Shelf Registration and At The Market Equity Offering
On July 1, 2022, the Company filed a shelf registration statement on Form S-3 (the “2022 Registration Statement”). Pursuant to the 2022 Registration Statement, the Company may offer and sell securities having an aggregate public offering price of up to $200.0 million.
In connection with the filing of the 2022 Registration Statement, the Company also entered into a sales agreement (the “Sales Agreement”) with BofA Securities, Inc. (“BofA”) and Stifel, Nicolaus & Company, Incorporated (“Stifel”) as sales agents, pursuant to which the Company may issue and sell shares of its common stock for an aggregate offering price of up to $50.0 million under an at-the-market offering program (the “ATM”), which was included in the $200.0 million of securities that were registered for sale pursuant to the 2022 Registration Statement.

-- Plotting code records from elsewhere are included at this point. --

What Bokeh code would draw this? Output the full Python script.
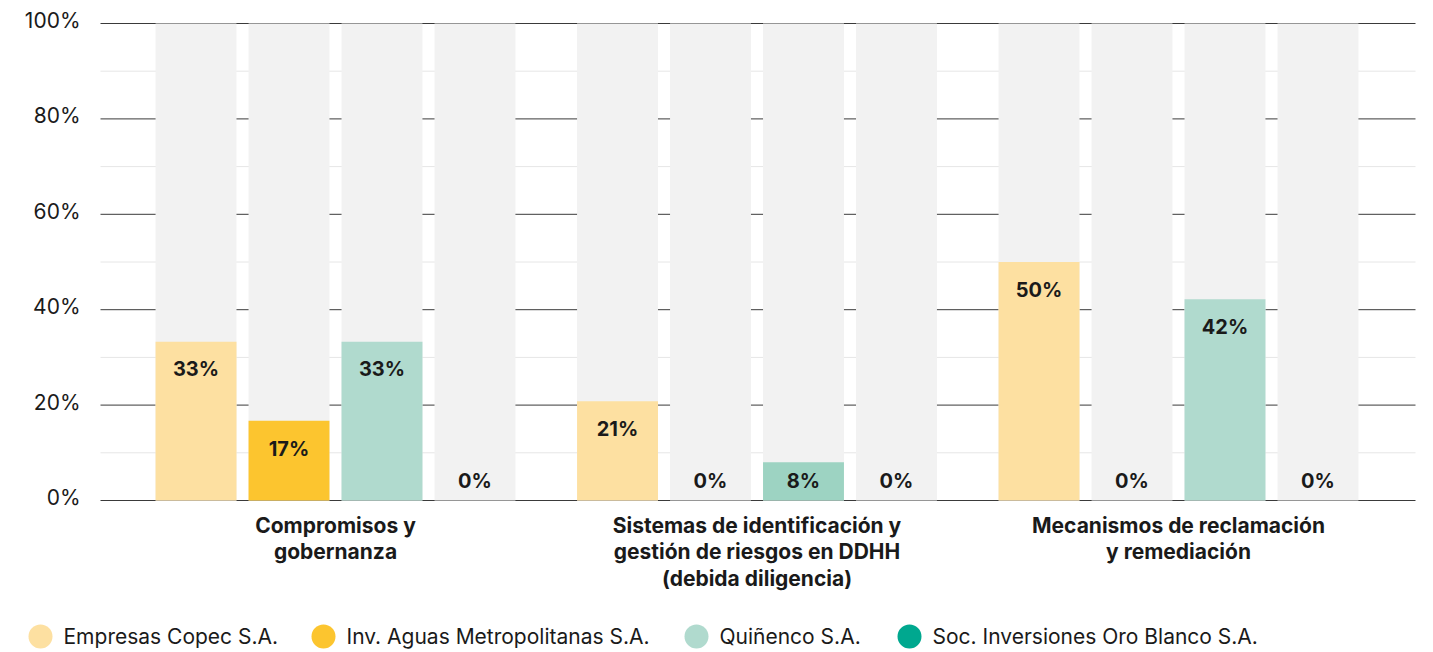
from bokeh.plotting import figure
from bokeh.models import Range1d, ColumnDataSource
from bokeh.core.properties import value
from bokeh.embed import file_html
from bokeh.resources import INLINE

# ---------------- data ----------------
categories = [
    "Compromisos y\ngobernanza",
    "Sistemas de identificación y\ngestión de riesgos en DDHH\n(debida diligencia)",
    "Mecanismos de reclamación\ny remediación",
]
companies = [
    "Empresas Copec S.A.",
    "Inv. Aguas Metropolitanas S.A.",
    "Quiñenco S.A.",
    "Soc. Inversiones Oro Blanco S.A.",
]
copec = [33.3, 20.8, 50.0]
aguas = [16.7, 0.0, 0.0]
quinenco = [33.3, 8.0, 42.2]
oro_blanco = [0.0, 0.0, 0.0]
series = [copec, aguas, quinenco, oro_blanco]

y_ticks = [0, 20, 40, 60, 80, 100]
y_minor_ticks = [10, 30, 50, 70, 90]

colors = ["#fde0a1", "#fcc52f", "#b0dace", "#00a88f"]
highlight = {(2, 1): "#9dd3c2"}  # (series, category) drawn with a slightly darker tone

FONT = "Inter"
TXT = "#1a1a1a"

# ---------------- layout (canvas pixels) ----------------
W, H = 1433, 652
PX_PER_GROUP = 421.5      # horizontal pixels per category
GROUP0_PX = 335           # canvas x of first category centre
PX_PER_PCT = 4.77         # vertical pixels per percentage point
ZERO_PX = 500             # canvas y of 0 %
PLOT_LEFT_PX, PLOT_RIGHT_PX = 100, 1415
LEGEND_PX = [40, 323, 696, 909]
LEGEND_Y_PX = 636


def dx(px):
    return (px - GROUP0_PX) / PX_PER_GROUP


def dy(px):
    return (ZERO_PX - px) / PX_PER_PCT


step = 0.2206
bar_w = 0.192

xs, tops, fills, labels, label_y = [], [], [], [], []
for j, vals in enumerate(series):
    for g, v in enumerate(vals):
        xs.append(g + (j - 1.5) * step)
        tops.append(v)
        fills.append(highlight.get((j, g), colors[j]))
        labels.append(f"{round(v):d}%")
        label_y.append(max(v - 5.8, 4.0))

src = ColumnDataSource(dict(x=xs, top=tops, fill=fills, label=labels, ly=label_y))

p = figure(width=W, height=H, output_backend="svg", toolbar_location=None,
           x_axis_type=None, y_axis_type=None,
           x_range=Range1d(dx(0), dx(W)), y_range=Range1d(dy(H), dy(0)))
p.min_border = 0
p.outline_line_color = None
p.grid.visible = False
p.background_fill_color = "white"

# grid lines (minor light, major dark)
p.segment(x0=dx(PLOT_LEFT_PX), x1=dx(PLOT_RIGHT_PX), y0=y_minor_ticks, y1=y_minor_ticks,
          line_color="#e6e6e6", line_width=1)
p.segment(x0=dx(PLOT_LEFT_PX), x1=dx(PLOT_RIGHT_PX), y0=y_ticks, y1=y_ticks,
          line_color="#3a3a3a", line_width=1)

# y tick labels
p.text(x=dx(80), y=y_ticks, text=[f"{t}%" for t in y_ticks], text_font=value(FONT),
       text_font_size="21px", text_align="right", text_baseline="middle",
       text_color=TXT, y_offset=-3)

# background full bars
p.vbar(x="x", top=100, bottom=0, width=bar_w, source=src, fill_color="#f2f2f2", line_color=None)
# value bars
p.vbar(x="x", top="top", bottom=0, width=bar_w, source=src, fill_color="fill", line_color=None)
# value labels
p.text(x="x", y="ly", text="label", source=src, text_font=value(FONT), text_font_style="bold",
       text_font_size="20px", text_align="center", text_baseline="middle", text_color=TXT)

# category labels
p.text(x=list(range(len(categories))), y=dy(512), text=categories, text_font=value(FONT),
       text_font_style="bold", text_font_size="21px", text_align="center",
       text_baseline="top", text_line_height=1.07, text_color=TXT)

# legend
lsrc = ColumnDataSource(dict(x=[dx(v) for v in LEGEND_PX], tx=[dx(v + 23) for v in LEGEND_PX],
                             y=[dy(LEGEND_Y_PX)] * len(companies), c=colors, name=companies))
p.scatter(x="x", y="y", size=24, marker="circle", source=lsrc, fill_color="c", line_color=None)
p.text(x="tx", y="y", text="name", source=lsrc, text_font=value(FONT), text_font_size="21px",
       text_baseline="middle", text_align="left", text_color=TXT)

open("out.html", "w").write(file_html(p, INLINE))
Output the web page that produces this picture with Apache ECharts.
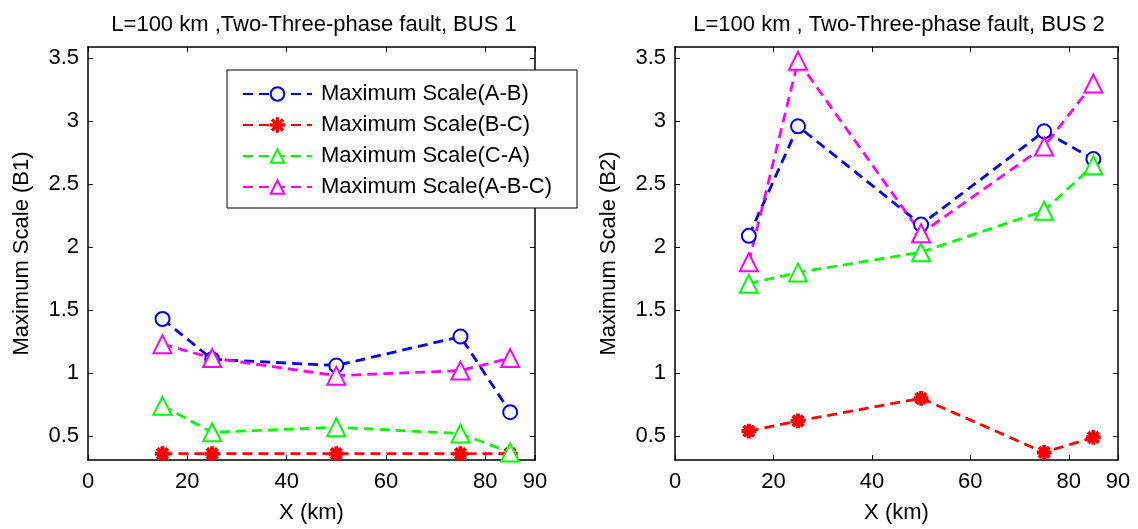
<!DOCTYPE html>
<html>
<head>
<meta charset="utf-8">
<script src="https://cdn.jsdelivr.net/npm/echarts@6/dist/echarts.min.js"></script>
<style>
  html, body { margin: 0; padding: 0; background: #fff; }
  #main { width: 1138px; height: 529px; }
</style>
</head>
<body>
<div id="main"></div>
<script>
var distances = [15, 25, 50, 75, 85];
var xTicks = [0, 20, 40, 60, 80, 90];
var yTicks = [0.5, 1, 1.5, 2, 2.5, 3, 3.5];

var seriesNames = ['Maximum Scale(A-B)', 'Maximum Scale(B-C)', 'Maximum Scale(C-A)', 'Maximum Scale(A-B-C)'];

// BUS 1
var b1AB = [1.43, 1.11, 1.06, 1.29, 0.69];
var b1BC = [0.36, 0.36, 0.36, 0.36, 0.36];
var b1CA = [0.74, 0.53, 0.57, 0.52, 0.37];
var b1ABC = [1.23, 1.12, 0.98, 1.02, 1.12];

// BUS 2
var b2AB = [2.09, 2.96, 2.18, 2.92, 2.70];
var b2BC = [0.54, 0.62, 0.80, 0.37, 0.49];
var b2CA = [1.71, 1.80, 1.96, 2.29, 2.65];
var b2ABC = [1.88, 3.48, 2.11, 2.80, 3.30];

var FONT = 'Liberation Sans, Arial, sans-serif';
var FS = 22;
var colors = ['#0000ff', '#ff0000', '#00ff00', '#ff00ff'];
// asterisk marker
var star = 'path://M-1,-10 L1,-10 L1,10 L-1,10 Z M-10,-1 L10,-1 L10,1 L-10,1 Z M-7.8,-6.4 L-6.4,-7.8 L7.8,6.4 L6.4,7.8 Z M6.4,-7.8 L7.8,-6.4 L-6.4,7.8 L-7.8,6.4 Z';
var symbols = ['emptyCircle', star, 'emptyTriangle', 'emptyTriangle'];
var sizes = [14, 12, 18, 18];

function pairs(vals) {
  return distances.map(function (d, i) { return [d, vals[i]]; });
}

function makeSeries(idx, vals, axisIdx) {
  return {
    name: seriesNames[idx],
    type: 'line',
    xAxisIndex: axisIdx,
    yAxisIndex: axisIdx,
    data: pairs(vals),
    symbol: symbols[idx],
    symbolSize: sizes[idx],
    showAllSymbol: true,
    animation: false,
    lineStyle: { color: colors[idx], width: 2.8, type: [10, 6] },
    itemStyle: { color: colors[idx], borderColor: colors[idx], borderWidth: 2.8 },
    z: 3
  };
}

function xAxisDef(gridIdx, name) {
  return {
    type: 'value', gridIndex: gridIdx, min: 0, max: 90,
    name: name, nameLocation: 'middle', nameGap: 42,
    nameTextStyle: { fontFamily: FONT, fontSize: FS, color: '#000' },
    axisLine: { show: true, onZero: false, lineStyle: { color: '#000', width: 1.5 } },
    axisTick: { show: true, inside: true, length: 5, customValues: xTicks, lineStyle: { color: '#000' } },
    axisLabel: { customValues: xTicks, fontFamily: FONT, fontSize: FS, color: '#000', margin: 11 },
    splitLine: { show: false }
  };
}
function xTopDef(gridIdx) {
  return {
    type: 'value', gridIndex: gridIdx, min: 0, max: 90, position: 'top',
    axisLine: { show: true, onZero: false, lineStyle: { color: '#000', width: 1.5 } },
    axisTick: { show: true, inside: true, length: 5, customValues: xTicks, lineStyle: { color: '#000' } },
    axisLabel: { show: false },
    splitLine: { show: false }
  };
}
function yAxisDef(gridIdx, name) {
  return {
    type: 'value', gridIndex: gridIdx, min: 0.31, max: 3.59,
    name: name, nameLocation: 'middle', nameGap: 55,
    nameTextStyle: { fontFamily: FONT, fontSize: FS, color: '#000' },
    axisLine: { show: true, onZero: false, lineStyle: { color: '#000', width: 1.5 } },
    axisTick: { show: true, inside: true, length: 5, customValues: yTicks, lineStyle: { color: '#000' } },
    axisLabel: { customValues: yTicks, fontFamily: FONT, fontSize: FS, color: '#000', margin: 9 },
    splitLine: { show: false }
  };
}
function yRightDef(gridIdx) {
  return {
    type: 'value', gridIndex: gridIdx, min: 0.31, max: 3.59, position: 'right',
    axisLine: { show: true, onZero: false, lineStyle: { color: '#000', width: 1.5 } },
    axisTick: { show: true, inside: true, length: 5, customValues: yTicks, lineStyle: { color: '#000' } },
    axisLabel: { show: false },
    splitLine: { show: false }
  };
}

var option = {
  backgroundColor: '#fff',
  animation: false,
  title: [{
    text: 'L=100 km ,Two-Three-phase fault, BUS 1',
    left: 309, top: 9, textAlign: 'center',
    textStyle: { fontFamily: FONT, fontSize: FS, fontWeight: 'normal', color: '#000' }
  }, {
    text: 'L=100 km , Two-Three-phase fault, BUS 2',
    left: 894, top: 9, textAlign: 'center',
    textStyle: { fontFamily: FONT, fontSize: FS, fontWeight: 'normal', color: '#000' }
  }],
  legend: {
    orient: 'vertical',
    left: 227, top: 70,
    data: seriesNames,
    padding: [13, 25, 10, 15],
    itemWidth: 69, itemHeight: 17, itemGap: 9,
    backgroundColor: '#fff',
    borderColor: '#000', borderWidth: 1, borderRadius: 0,
    textStyle: { fontFamily: FONT, fontSize: FS, color: '#000', padding: [0, 0, 0, 4] },
    z: 10
  },
  grid: [
    { left: 88, right: 603, top: 47, bottom: 67 },
    { left: 675, right: 20, top: 47, bottom: 67 }
  ],
  xAxis: [xAxisDef(0, 'X (km)'), xAxisDef(1, 'X (km)'), xTopDef(0), xTopDef(1)],
  yAxis: [yAxisDef(0, 'Maximum Scale (B1)'), yAxisDef(1, 'Maximum Scale (B2)'), yRightDef(0), yRightDef(1)],
  series: [
    makeSeries(0, b1AB, 0), makeSeries(1, b1BC, 0), makeSeries(2, b1CA, 0), makeSeries(3, b1ABC, 0),
    makeSeries(0, b2AB, 1), makeSeries(1, b2BC, 1), makeSeries(2, b2CA, 1), makeSeries(3, b2ABC, 1)
  ]
};

var chart = echarts.init(document.getElementById('main'));
chart.setOption(option);
</script>
</body>
</html>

On April 23, 2023, the Company entered into an amendment to the Sales Agreement (as amended, the “Amended Sales Agreement”) to add BTIG, LLC (“BTIG”) as a sales agent under the Amended Sales Agreement (BTIG, BofA and Stifel are collectively referred to as the “Sales Agents”). Pursuant to the Amended Sales Agreement, the Company will pay the Sales Agents a commission rate of up to 3.0% of the gross proceeds from the sale of any shares of the Company’s common stock made under the ATM. The Company is not obligated to make any sales of shares of its common stock under the ATM.
During the three months ended March 31, 2026 and 2025, the Company did not sell any shares of common stock under the ATM. The Company has issued shares of common stock for aggregate gross proceeds of $12.2 million under the ATM since the program’s inception.
On March 27, 2024, the Company filed a shelf registration statement on Form S-3 (the “2024 Registration Statement”). Pursuant to the 2024 Registration Statement, the Company may offer and sell securities having an aggregate public offering price of up to $200.0 million. On November 13, 2025, the Company filed a prospectus supplement to the 2024 Registration Statement with respect to its ATM, designating up to $50.0 million of the $200.0 million of securities that may be offered pursuant to the 2024 Registration Statement for issuance under the ATM.
Restricted Stock Units
During the three months ended March 31, 2026 and 2025, the Company issued 727,052 and 446,756 shares, respectively, of its common stock in settlement of fully vested RSUs.
Common Stock Warrant
On November 10, 2023, in accordance with the Loan Agreement, the Company issued the Loan Warrant to purchase 730,769 shares of its common stock at an exercise price of $1.95 with a ten-year contractual term and an allocated fair value of $1.1 million. This equity-classified warrant is outstanding as of March 31, 2026.